An efficient and fast calculation method of wall distance for hybrid-unstructured grids

The wall distance is a parameter which must be specified in solving the Reynolds-Averaged Navier-Stokes equations with turbulence model. In this work, a layer-by-layer fast marching algorithm has been proposed to calculate the minimum distance from a flow field grid cell to the wall, for both structured and hybrid-unstructured meshes. The main principle of the algorithm is to consider the scattered unstructured grids as the form of layer by layer arrangement. Starting from a solid surface and using the stored relationship between adjacent grids, the algorithm searches the spatial grid cell which is the nearest to the surface unit using layer-by-layer diffusion. Each calculation step is effectively limited to the precise wall unit and neighboring wall units, allowing the computational efficiency to be maximally enhanced. Three different aerodynamic configurations are selected to demonstrate the implementation of proposed algorithm.

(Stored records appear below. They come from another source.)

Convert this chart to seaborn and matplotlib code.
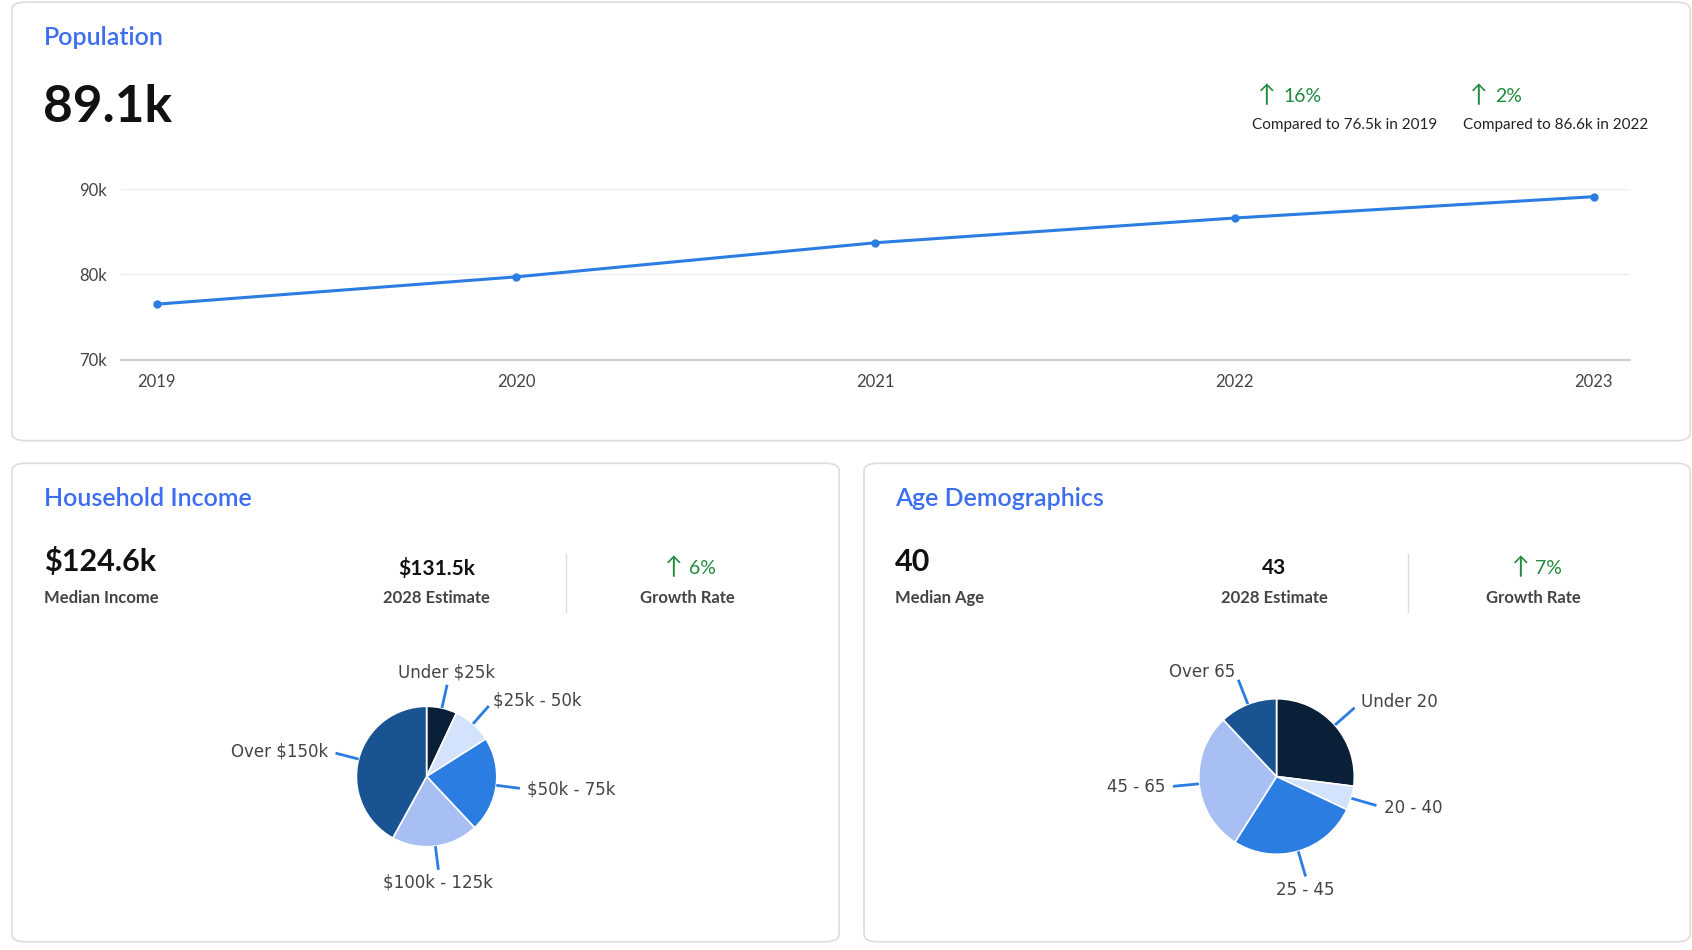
import numpy as np
import matplotlib
matplotlib.use("Agg")
import matplotlib.pyplot as plt
from matplotlib.patches import FancyBboxPatch
import seaborn as sns
import pandas as pd

years = [2019, 2020, 2021, 2022, 2023]
population = [76.5, 79.7, 83.7, 86.6, 89.1]

income_labels = ["Under $25k", "$25k - 50k", "$50k - 75k", "$100k - 125k", "Over $150k"]
income_share = [7, 9, 22, 20, 42]
income_colors = ["#0a2038", "#d3e2fd", "#2c7de2", "#a7bff3", "#1a5391"]

age_labels = ["Under 20", "20 - 40", "25 - 45", "45 - 65", "Over 65"]
age_share = [27, 5, 27, 29, 12]
age_colors = ["#0a2038", "#d3e2fd", "#2c7de2", "#a7bff3", "#1a5391"]

W, H = 1692, 950
S = 1.08
plt.rcParams["font.family"] = "Lato"
fig = plt.figure(figsize=(W / 100, H / 100), dpi=100)


def fx(x):
    return x * S / W


def fy(y):
    return 1 - y * S / H


def panel(x0, y0, x1, y1):
    fig.patches.append(FancyBboxPatch((fx(x0), fy(y1)), fx(x1) - fx(x0), fy(y0) - fy(y1),
                                      boxstyle="round,pad=0,rounding_size=0.008",
                                      transform=fig.transFigure, fc="white", ec="#dddddd", lw=1.2,
                                      zorder=-5))


def txt(x, y, s, **kw):
    fig.text(fx(x), fy(y), s, **kw)


def title(x, y, s):
    fig.text(fx(x), fy(y), s, fontsize=18, color="#3d6ef0", va="center", fontweight="semibold")


panel(11, 2, 1565, 408)
panel(11, 429, 777, 872)
panel(800, 429, 1565, 872)

green = "#1e8a3c"
dark = "#444444"
title(41, 35, "Population")
txt(40, 100, "89.1k", fontsize=37, fontweight="bold", color="#111111", va="center")
txt(1165, 89, "↑", fontsize=17, color=green, va="center")
txt(1188, 89, "16%", fontsize=14, color=green, va="center")
txt(1159, 116, "Compared to 76.5k in 2019", fontsize=11, color="#222222", va="center")
txt(1361, 89, "↑", fontsize=17, color=green, va="center")
txt(1384, 89, "2%", fontsize=14, color=green, va="center")
txt(1355, 116, "Compared to 86.6k in 2022", fontsize=11, color="#222222", va="center")

# line chart
ax = fig.add_axes([fx(112), fy(333), fx(1509) - fx(112), fy(175) - fy(333)])
ax.patch.set_alpha(0)
df = pd.DataFrame({"year": years, "pop": population})
sns.lineplot(data=df, x="year", y="pop", ax=ax, color="#2c7de2", lw=2.2, marker="o", markersize=6,
             markeredgewidth=0)
ax.set_ylim(70, 90)
ax.set_xlim(2018.9, 2023.1)
ax.set_yticks([70, 80, 90])
ax.set_yticklabels(["70k", "80k", "90k"])
ax.set_xticks(years)
ax.set_xticklabels([str(y) for y in years])
ax.grid(axis="y", color="#e6edf5", lw=1)
ax.set_axisbelow(True)
for s in ["top", "right", "left"]:
    ax.spines[s].set_visible(False)
ax.spines["bottom"].set_color("#cccccc")
ax.spines["bottom"].set_linewidth(1.5)
ax.tick_params(length=0, labelsize=12, labelcolor=dark, pad=10)
ax.set_xlabel("")
ax.set_ylabel("")


def stat_block(x0, name, big, est, growth, right_x):
    title(x0, 462, name)
    txt(x0, 520, big, fontsize=22, fontweight="bold", color="#111111", va="center")
    txt(x0, 554, "Median Income" if "$" in big else "Median Age", fontsize=12, fontweight="bold",
        color=dark, va="center")
    txt(right_x[0], 526, est, fontsize=15, fontweight="bold", color="#111111", va="center", ha="center")
    txt(right_x[0], 554, "2028 Estimate", fontsize=12, fontweight="bold", color=dark, va="center",
        ha="center")
    fig.add_artist(plt.Line2D([fx(right_x[1])] * 2, [fy(513), fy(567)], color="#dddddd", lw=1))
    txt(right_x[2] - 12, 526, "↑", fontsize=17, color=green, va="center", ha="center")
    txt(right_x[2] + 14, 526, growth, fontsize=14, color=green, va="center", ha="center")
    txt(right_x[2], 554, "Growth Rate", fontsize=12, fontweight="bold", color=dark, va="center",
        ha="center")


stat_block(41, "Household Income", "$124.6k", "$131.5k", "6%", (404, 524, 636))
stat_block(829, "Age Demographics", "40", "43", "7%", (1180, 1304, 1420))


def pie(cx, cy, r, vals, labels, colors):
    size = 4 * r
    pax = fig.add_axes([fx(cx - size / 2), fy(cy + size / 2), fx(size), fx(size) * W / H])
    wedges, _ = pax.pie(vals, colors=colors, startangle=90, counterclock=False, radius=0.25,
                        wedgeprops=dict(ec="white", lw=1.2))
    for w, lab in zip(wedges, labels):
        ang = np.deg2rad((w.theta1 + w.theta2) / 2)
        x1, y1 = 0.25 * np.cos(ang), 0.25 * np.sin(ang)
        x2, y2 = 0.33 * np.cos(ang), 0.33 * np.sin(ang)
        pax.plot([x1 * 1.02, x2], [y1 * 1.02, y2], color="#2c7de2", lw=2)
        ha = "left" if np.cos(ang) > 0.3 else ("right" if np.cos(ang) < -0.3 else "center")
        xt = 0.36 * np.cos(ang) if ha != "center" else x2
        yt = 0.36 * np.sin(ang) if ha != "center" else 0.38 * np.sin(ang)
        pax.text(xt, yt, lab, ha=ha, va="center", fontsize=12, color=dark, fontfamily="DejaVu Sans")
    pax.set_xlim(-0.5, 0.5)
    pax.set_ylim(-0.5, 0.5)
    pax.set_aspect("equal")
    pax.axis("off")


pie(395, 719, 65, income_share, income_labels, income_colors)
pie(1182, 719, 72, age_share, age_labels, age_colors)

fig.savefig("out.png", dpi=100)
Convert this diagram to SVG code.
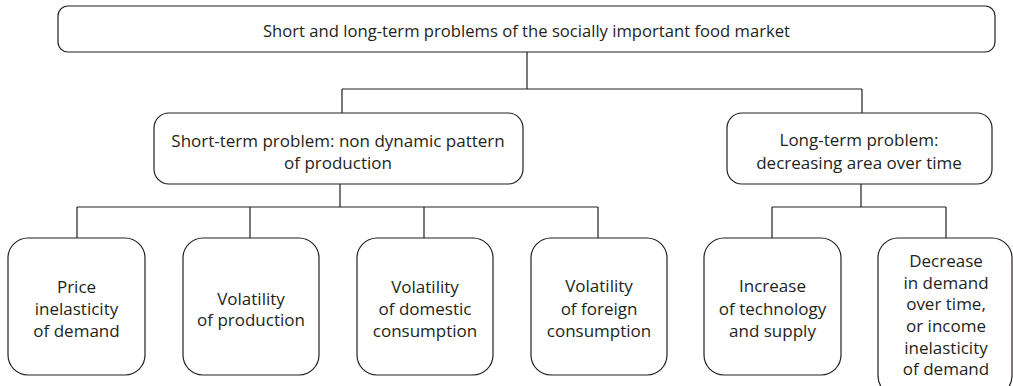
<svg xmlns="http://www.w3.org/2000/svg" width="1013" height="386" viewBox="0 0 1013 386">
<style>
.box{fill:#fff;stroke:#231f20;stroke-width:1.2}
.con{fill:none;stroke:#231f20;stroke-width:1.2}
text{font-family:"Open Sans","Noto Sans",sans-serif;fill:#231f20;text-anchor:middle;dominant-baseline:central}
.t{font-size:17px}
.title{font-size:16.5px}
</style>
<rect width="1013" height="386" fill="#fff"/>
<g id="connectors">
<path class="con" d="M527 52V89M342 89H862M342 89V113M862 89V113"/>
<path class="con" d="M340 184V207M77 207H598M77 207V238M250 207V238M424 207V238M598 207V238"/>
<path class="con" d="M861 184V207M772 207H946M772 207V238M946 207V238"/>
</g>
<g id="root">
<rect class="box" x="58" y="6" width="937" height="46" rx="10"/>
<text class="title" x="526.5" y="30" textLength="527" lengthAdjust="spacingAndGlyphs">Short and long-term problems of the socially important food market</text>
</g>
<g id="short-term">
<rect class="box" x="154" y="113" width="369" height="71" rx="15"/>
<text class="t" x="338" y="140">Short-term problem: non dynamic pattern</text>
<text class="t" x="338" y="162">of production</text>
</g>
<g id="long-term">
<rect class="box" x="727" y="113" width="265" height="71" rx="15"/>
<text class="t" x="859" y="139">Long-term problem:</text>
<text class="t" x="859" y="162">decreasing area over time</text>
</g>
<g id="price">
<rect class="box" x="8" y="238" width="137" height="137" rx="20"/>
<text class="t" x="76.5" y="286">Price</text>
<text class="t" x="76.5" y="308">inelasticity</text>
<text class="t" x="76.5" y="330">of demand</text>
</g>
<g id="vol-production">
<rect class="box" x="183" y="238" width="136" height="137" rx="20"/>
<text class="t" x="251" y="298">Volatility</text>
<text class="t" x="251" y="319">of production</text>
</g>
<g id="vol-domestic">
<rect class="box" x="357" y="238" width="136" height="137" rx="20"/>
<text class="t" x="425" y="286">Volatility</text>
<text class="t" x="425" y="308">of domestic</text>
<text class="t" x="425" y="330">consumption</text>
</g>
<g id="vol-foreign">
<rect class="box" x="531" y="238" width="136" height="137" rx="20"/>
<text class="t" x="599" y="285">Volatility</text>
<text class="t" x="599" y="308">of foreign</text>
<text class="t" x="599" y="330">consumption</text>
</g>
<g id="technology">
<rect class="box" x="704" y="238" width="137" height="137" rx="20"/>
<text class="t" x="772.5" y="285">Increase</text>
<text class="t" x="772.5" y="308">of technology</text>
<text class="t" x="772.5" y="330">and supply</text>
</g>
<g id="decrease-demand">
<rect class="box" x="878" y="238" width="134" height="158" rx="20"/>
<text class="t" x="946" y="260">Decrease</text>
<text class="t" x="946" y="282">in demand</text>
<text class="t" x="946" y="303">over time,</text>
<text class="t" x="946" y="325">or income</text>
<text class="t" x="946" y="347">inelasticity</text>
<text class="t" x="946" y="368">of demand</text>
</g>
</svg>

The effectiveness of the method is verified by comparing the computational time and the accuracy of results between the proposed algorithm and the enumeration method. The results show that there is no significant difference between the solution accuracy of the two algorithms. For small and medium-sized meshes, the proposed algorithm can enhance the computational efficiency up to two orders of magnitude. For complex configurations with large mesh size, the calculation efficiency is even higher.